Kenjirô Hirose
- Composer
- Music Department
- Soundtrack
A songwriter at Columbia Records in the 1950s, where one of his friends
and collaborators was the moonlighting Toho screenwriter Shinichi
Sekizawa, Hirose was one of many who made the jump to scoring films.
Although pigeonholed in low-budget crime and comedy movies, Hirose
shortly made a name for himself as the composer-songwriter-hitmaker for
the first movies in the Young Guy (Wakadaisho) series. His reputation
as a hitmaker also promoted Daiei to hire him to score Gamera vs. Viras
(Gamera tai Uchu kaiju Bairasu, 1968), which required a theme song.
Hirose's peppy tune was retained in the American version of the film,
and heard in all the subsequent pictures through 1971. Unlike many pop
musicians who made a career in film scoring, Hirose was equally at home
in any genre he tackled, and made the most of budgets more minuscule
than were given to bigger "name" composers like Akira Ifukube or Masaru
Sato.

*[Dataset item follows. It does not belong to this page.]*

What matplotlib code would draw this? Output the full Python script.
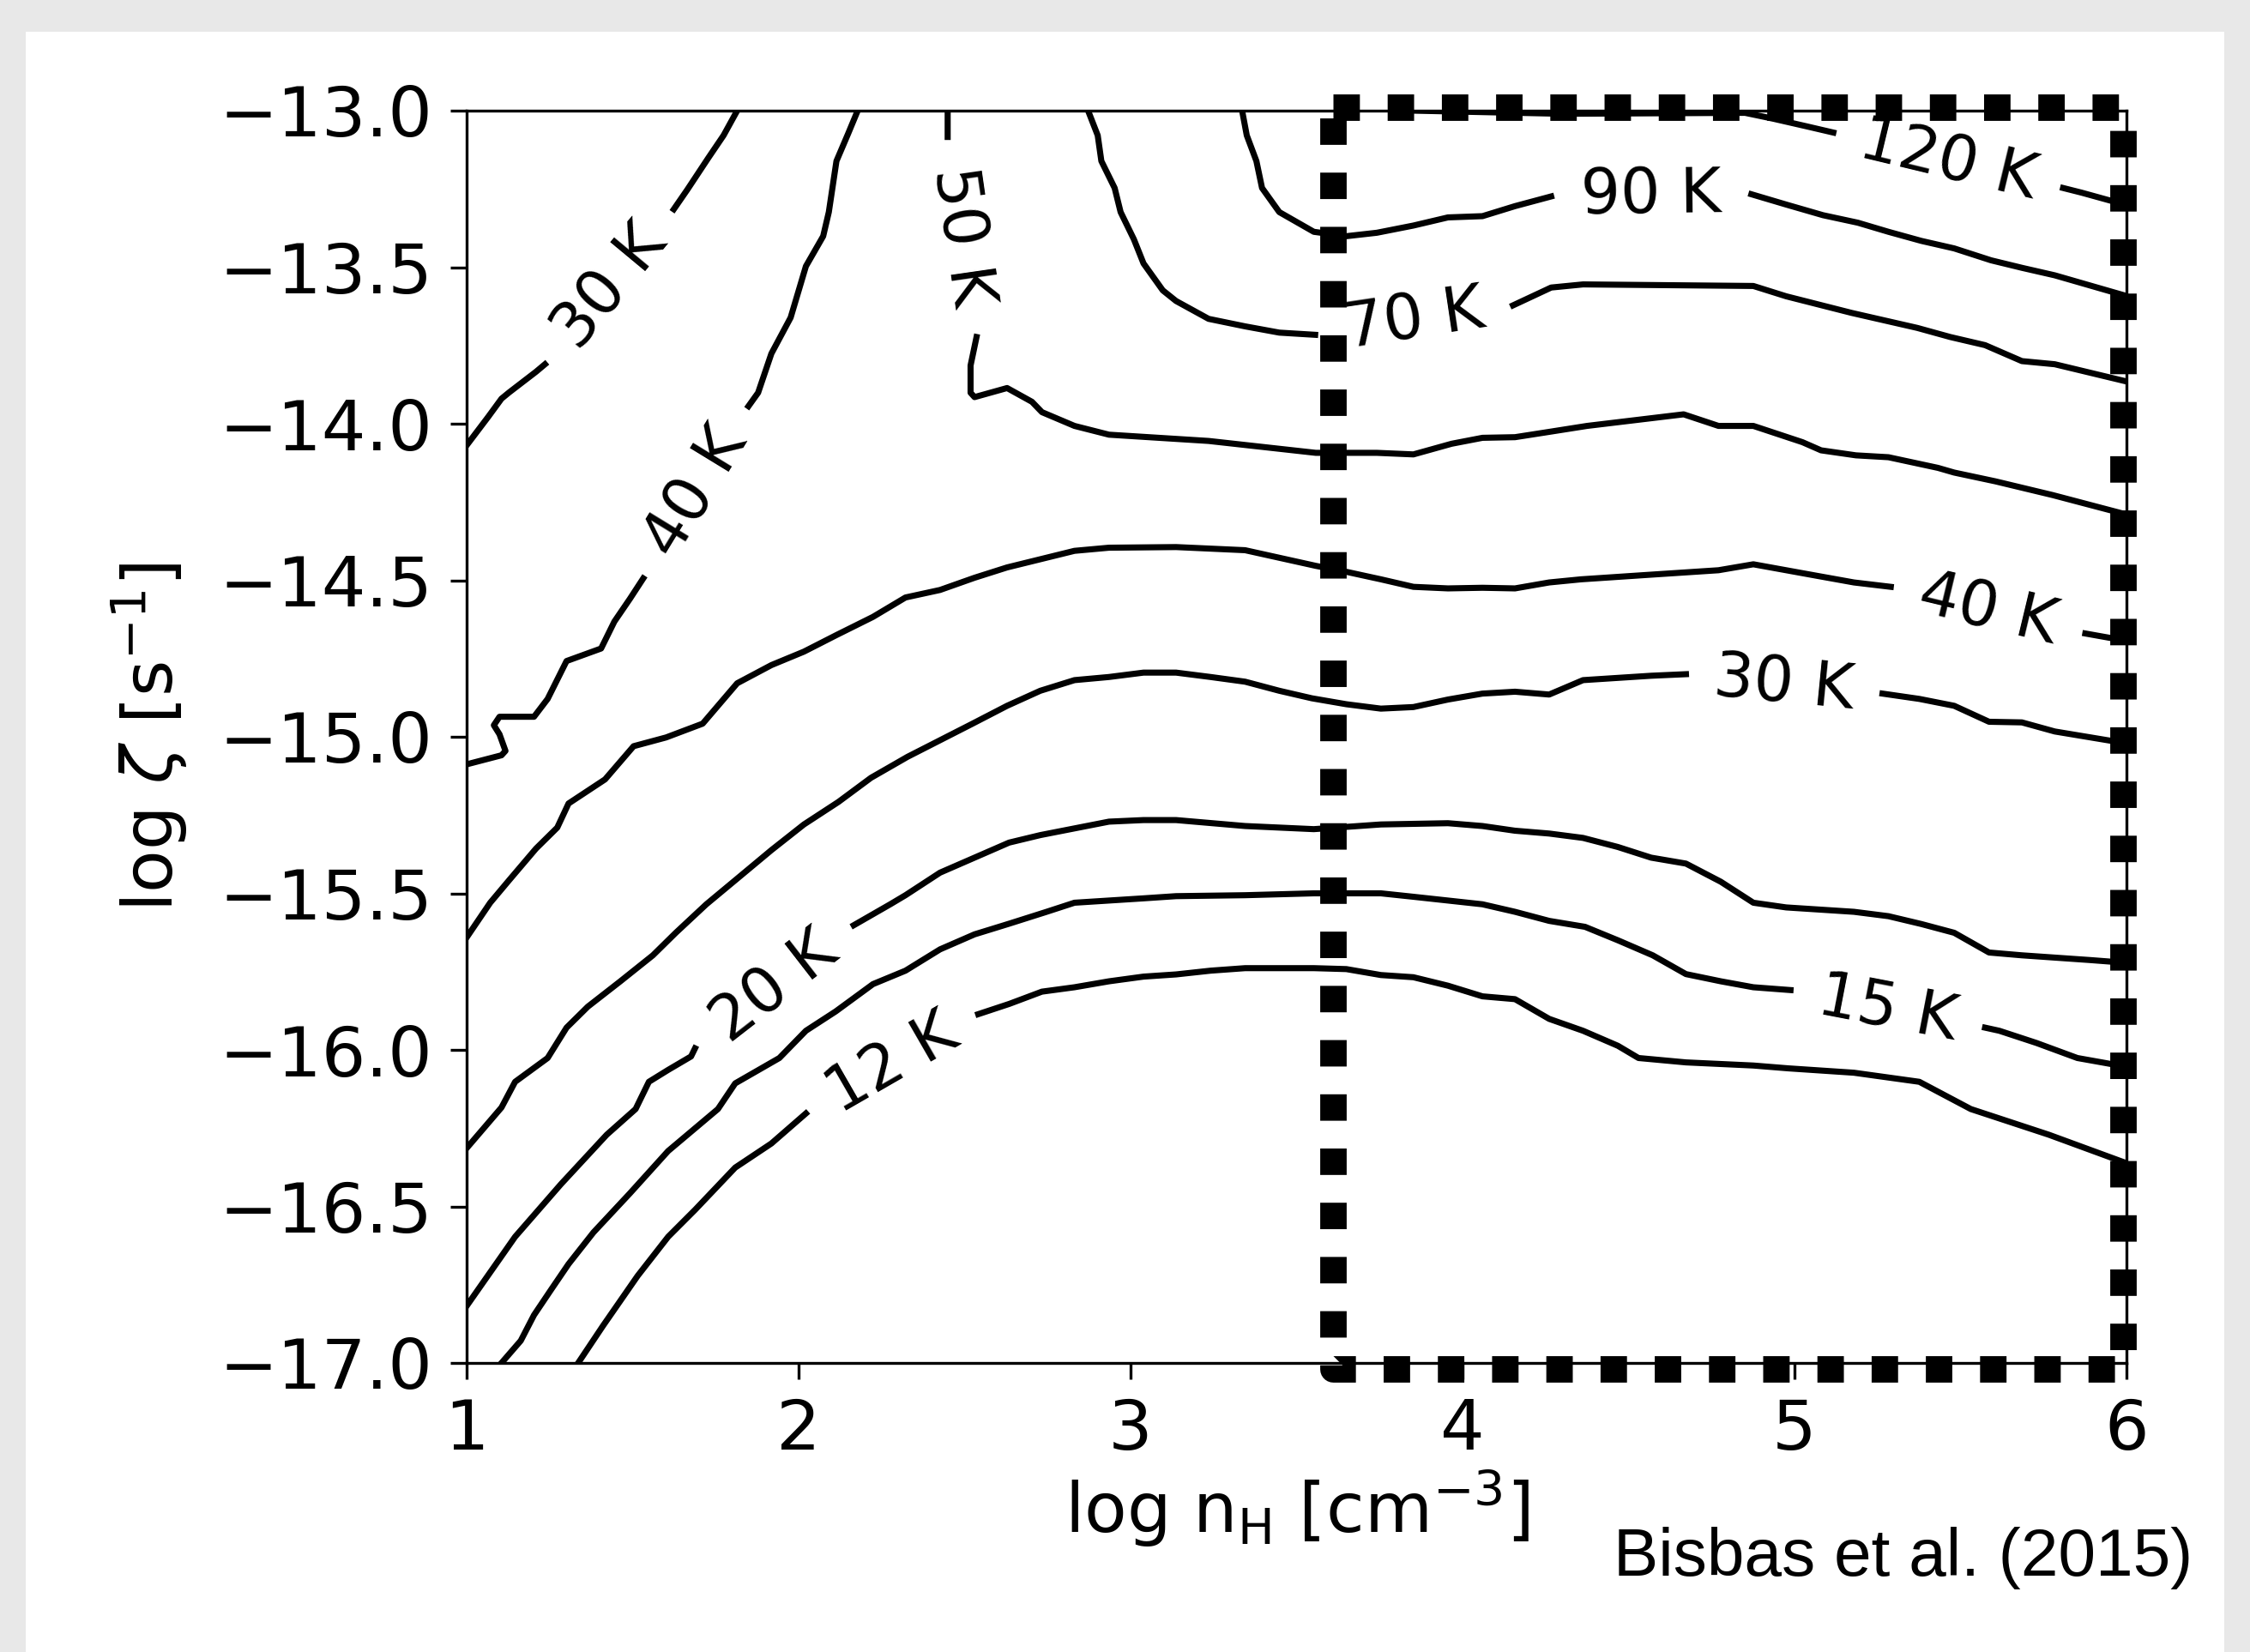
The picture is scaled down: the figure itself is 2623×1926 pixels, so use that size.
import math
import matplotlib.pyplot as plt
from matplotlib.patches import Rectangle

nan = float('nan')

# temperature contours (log n_H, log zeta); nan marks the label gap
t30a_x = [1.0, 1.065, 1.105, 1.128, 1.209, 1.236, nan, 1.624, 1.665, 1.728, 1.774, 1.815]
t30a_y = [-14.069, -13.978, -13.92, -13.90, -13.834, -13.81, nan, -13.315, -13.252, -13.151, -13.079, -13.0]

t40a_x = [1.0, 1.105, 1.117, 1.099, 1.082, 1.099, 1.203, 1.244, 1.301, 1.405, 1.445, 1.492, 1.532, nan,
          1.849, 1.878, 1.918, 1.976, 2.022, 2.074, 2.091, 2.114, 2.149, 2.178]
t40a_y = [-15.088, -15.059, -15.045, -14.992, -14.963, -14.936, -14.936, -14.879, -14.758, -14.718, -14.632,
          -14.559, -14.494, nan, -13.944, -13.901, -13.776, -13.661, -13.497, -13.401, -13.324, -13.161,
          -13.074, -13.0]

t50_x = [2.449, 2.449, nan, 2.536, 2.518, 2.518, 2.530, 2.628, 2.703, 2.733, 2.831, 2.935, 3.235, 3.558,
         3.742, 3.852, 3.967, 4.060, 4.158, 4.261, 4.375, 4.666, 4.771, 4.876, 5.024, 5.080, 5.185, 5.283,
         5.432, 5.481, 5.605, 5.778, 6.0]
t50_y = [-13.0, -13.084, nan, -13.723, -13.814, -13.901, -13.915, -13.886, -13.930, -13.963, -14.007, -14.035,
         -14.055, -14.093, -14.093, -14.098, -14.064, -14.045, -14.043, -14.026, -14.007, -13.970, -14.007,
         -14.007, -14.059, -14.085, -14.101, -14.107, -14.141, -14.156, -14.184, -14.228, -14.29]

t70_x = [2.872, 2.901, 2.912, 2.952, 2.970, 3.010, 3.039, 3.097, 3.137, 3.235, 3.345, 3.448, 3.556, nan,
         4.152, 4.267, 4.363, 4.876, 4.975, 5.172, 5.370, 5.469, 5.574, 5.685, 5.784, 6.0]
t70_y = [-13.0, -13.079, -13.161, -13.247, -13.324, -13.411, -13.488, -13.574, -13.608, -13.665, -13.689,
         -13.709, -13.716, nan, -13.622, -13.565, -13.555, -13.560, -13.593, -13.646, -13.694, -13.723,
         -13.749, -13.800, -13.810, -13.865]

t90_x = [3.336, 3.350, 3.379, 3.396, 3.448, 3.552, 3.650, 3.742, 3.852, 3.956, 4.060, 4.158, 4.267, nan,
         4.870, 4.975, 5.086, 5.191, 5.283, 5.382, 5.481, 5.592, 5.685, 5.784, 6.0]
t90_y = [-13.0, -13.079, -13.161, -13.247, -13.324, -13.387, -13.401, -13.390, -13.367, -13.341, -13.337,
         -13.305, -13.274, nan, -13.267, -13.300, -13.334, -13.358, -13.387, -13.416, -13.440, -13.478,
         -13.502, -13.526, -13.592]

t120_x = [3.85, 4.3, 4.851, 4.937, 5.036, 5.117, nan, 5.809, 5.865, 5.964, 6.0]
t120_y = [-13.0, -13.01, -13.007, -13.026, -13.050, -13.070, nan, -13.247, -13.262, -13.291, -13.30]

t40b_x = [1.0, 1.071, 1.128, 1.209, 1.273, 1.307, 1.417, 1.503, 1.601, 1.711, 1.815, 1.918, 2.016, 2.114,
          2.224, 2.322, 2.426, 2.530, 2.628, 2.831, 2.935, 3.137, 3.345, 3.558, 3.650, 3.754, 3.852, 3.956,
          4.060, 4.158, 4.261, 4.357, 4.555, 4.771, 4.876, 4.975, 5.074, 5.179, 5.290, nan, 5.876, 5.950, 6.0]
t40b_y = [-15.641, -15.530, -15.458, -15.357, -15.290, -15.213, -15.136, -15.030, -15.002, -14.958, -14.829,
          -14.771, -14.728, -14.675, -14.617, -14.555, -14.531, -14.492, -14.459, -14.406, -14.396, -14.394,
          -14.404, -14.454, -14.473, -14.497, -14.521, -14.526, -14.524, -14.526, -14.507, -14.497, -14.483,
          -14.468, -14.449, -14.468, -14.487, -14.507, -14.521, nan, -14.670, -14.684, -14.69]

t30b_x = [1.0, 1.105, 1.146, 1.244, 1.301, 1.365, 1.463, 1.561, 1.630, 1.722, 1.815, 1.918, 2.016, 2.120,
          2.218, 2.328, 2.426, 2.524, 2.628, 2.728, 2.831, 2.935, 3.039, 3.137, 3.241, 3.345, 3.448, 3.546,
          3.650, 3.754, 3.852, 3.956, 4.060, 4.158, 4.261, 4.363, 4.568, 4.673, nan, 5.265, 5.376, 5.481,
          5.586, 5.685, 5.784, 6.0]
t30b_y = [-16.314, -16.184, -16.102, -16.026, -15.929, -15.862, -15.781, -15.698, -15.626, -15.535, -15.453,
          -15.362, -15.280, -15.208, -15.131, -15.064, -15.011, -14.958, -14.901, -14.853, -14.819, -14.809,
          -14.795, -14.795, -14.809, -14.824, -14.853, -14.877, -14.896, -14.910, -14.905, -14.881, -14.862,
          -14.856, -14.865, -14.819, -14.805, -14.800, nan, -14.862, -14.879, -14.901, -14.952, -14.954,
          -14.983, -15.021]

t20_x = [1.0, 1.146, 1.284, 1.422, 1.509, 1.549, 1.607, 1.676, 1.688, nan, 2.166, 2.276, 2.322, 2.426,
         2.530, 2.634, 2.728, 2.935, 3.039, 3.137, 3.345, 3.552, 3.754, 3.956, 4.060, 4.158, 4.261, 4.363,
         4.468, 4.568, 4.673, 4.778, 4.876, 4.975, 5.179, 5.283, 5.382, 5.481, 5.586, 5.685, 5.889, 6.0]
t20_y = [-16.818, -16.597, -16.429, -16.271, -16.189, -16.102, -16.064, -16.021, -15.995, nan, -15.602,
         -15.535, -15.506, -15.434, -15.386, -15.338, -15.314, -15.271, -15.266, -15.266, -15.285, -15.295,
         -15.280, -15.276, -15.285, -15.300, -15.309, -15.323, -15.352, -15.386, -15.405, -15.463, -15.530,
         -15.545, -15.559, -15.573, -15.598, -15.626, -15.689, -15.698, -15.713, -15.722]

t15_x = [1.105, 1.163, 1.203, 1.255, 1.307, 1.382, 1.492, 1.607, 1.757, 1.809, 1.942, 2.022, 2.112, 2.224,
         2.322, 2.426, 2.530, 2.634, 2.747, 2.831, 3.039, 3.137, 3.345, 3.552, 3.754, 3.852, 4.060, 4.158,
         4.261, 4.369, 4.468, 4.573, 4.673, 4.778, 4.876, 4.988, nan, 5.574, 5.617, 5.729, 5.852, 6.0]
t15_y = [-17.0, -16.929, -16.847, -16.765, -16.684, -16.583, -16.458, -16.323, -16.189, -16.107, -16.026,
         -15.939, -15.877, -15.790, -15.747, -15.679, -15.631, -15.597, -15.559, -15.530, -15.516, -15.509,
         -15.506, -15.500, -15.500, -15.511, -15.535, -15.559, -15.588, -15.607, -15.650, -15.698, -15.758,
         -15.781, -15.800, -15.809, nan, -15.929, -15.939, -15.978, -16.026, -16.054]

t12_x = [1.336, 1.411, 1.515, 1.607, 1.688, 1.809, 1.918, 2.022, nan, 2.541, 2.635, 2.733, 2.831, 2.935,
         3.039, 3.137, 3.241, 3.345, 3.552, 3.650, 3.754, 3.852, 3.956, 4.060, 4.158, 4.261, 4.363, 4.468,
         4.530, 4.673, 4.876, 4.981, 5.179, 5.376, 5.531, 5.766, 6.0]
t12_y = [-17.0, -16.881, -16.722, -16.597, -16.511, -16.376, -16.299, -16.203, nan, -15.886, -15.853,
         -15.814, -15.800, -15.781, -15.766, -15.759, -15.747, -15.739, -15.739, -15.742, -15.761, -15.768,
         -15.795, -15.829, -15.838, -15.901, -15.939, -15.987, -16.026, -16.040, -16.050, -16.059, -16.073,
         -16.102, -16.189, -16.271, -16.362]

contours = [
    ("30 K", t30a_x, t30a_y), ("40 K", t40a_x, t40a_y), ("50 K", t50_x, t50_y),
    ("70 K", t70_x, t70_y), ("90 K", t90_x, t90_y), ("120 K", t120_x, t120_y),
    ("40 K", t40b_x, t40b_y), ("30 K", t30b_x, t30b_y), ("20 K", t20_x, t20_y),
    ("15 K", t15_x, t15_y), ("12 K", t12_x, t12_y),
]

# dotted box around the high density region
box_x = [3.61, 5.99, 5.99, 3.61, 3.61]
box_y = [-12.99, -12.99, -17.02, -17.02, -12.99]

xticks = [1, 2, 3, 4, 5, 6]
yticks = [-13.0, -13.5, -14.0, -14.5, -15.0, -15.5, -16.0, -16.5, -17.0]

W, H = 2623, 1926
fig = plt.figure(figsize=(W / 300, H / 300), dpi=300)
fig.patch.set_facecolor('#e8e8e8')
fig.add_artist(Rectangle((30 / W, 0), (2593 - 30) / W, 1 - 37 / H, transform=fig.transFigure,
                         facecolor='white', edgecolor='none', zorder=0))

ax = fig.add_axes([544 / W, 1 - 1589 / H, (2479 - 544) / W, (1589 - 129) / H])
ax.set_xlim(1, 6)
ax.set_ylim(-17, -13)

for label, xs, ys in contours:
    ax.plot(xs, ys, color='black', lw=1.7)
    i = [k for k, v in enumerate(xs) if v != v][0]
    x0, y0, x1, y1 = xs[i - 1], ys[i - 1], xs[i + 1], ys[i + 1]
    p0 = ax.transData.transform((x0, y0))
    p1 = ax.transData.transform((x1, y1))
    ang = math.degrees(math.atan2(p1[1] - p0[1], p1[0] - p0[0]))
    if ang > 90:
        ang -= 180
    elif ang < -90:
        ang += 180
    ax.text((x0 + x1) / 2, (y0 + y1) / 2, label, fontsize=17.5, rotation=ang,
            rotation_mode='anchor', ha='center', va='center')

ax.plot(box_x, box_y, color='black', lw=7.4, linestyle=(0, (1, 1.05)), clip_on=False, zorder=5)

ax.set_xticks(xticks)
ax.set_yticks(yticks)
ax.tick_params(labelsize=19.5, length=4.6, width=0.8, pad=5)
for s in ax.spines.values():
    s.set_linewidth(0.8)

ax.set_xlabel(r'log n$_{\rm H}$ [cm$^{-3}$]', fontsize=19.5, labelpad=1)
ax.set_ylabel(r'log $\zeta$ [s$^{-1}$]', fontsize=19.5, labelpad=8)

fig.text(1881 / W, 1 - 1837 / H, 'Bisbas et al. (2015)', fontsize=18.8,
         family='Liberation Sans', ha='left', va='baseline')

fig.savefig('out.png', dpi=300, facecolor=fig.get_facecolor())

Although largely known for the Wakadaisho films and the Gamera
song (parodied on US TV's Mystery Science Theater 3000), Hirose also
provided spare and intriguing scores for crime films like Sadao
Nakajima's Bodo shimane keimusho, Jun Fukuda's The Weed of Crime, and
Ishiro Honda's Shinko no otoko. As well, he acted as Japanese music
advisor to John Williams on Frank Sinatra's 1965 film None But the
Brave, and orchestrated and conducted Maury Laws' scores to The Last
Dinosaur (1977) and The Bermuda Depths (1978).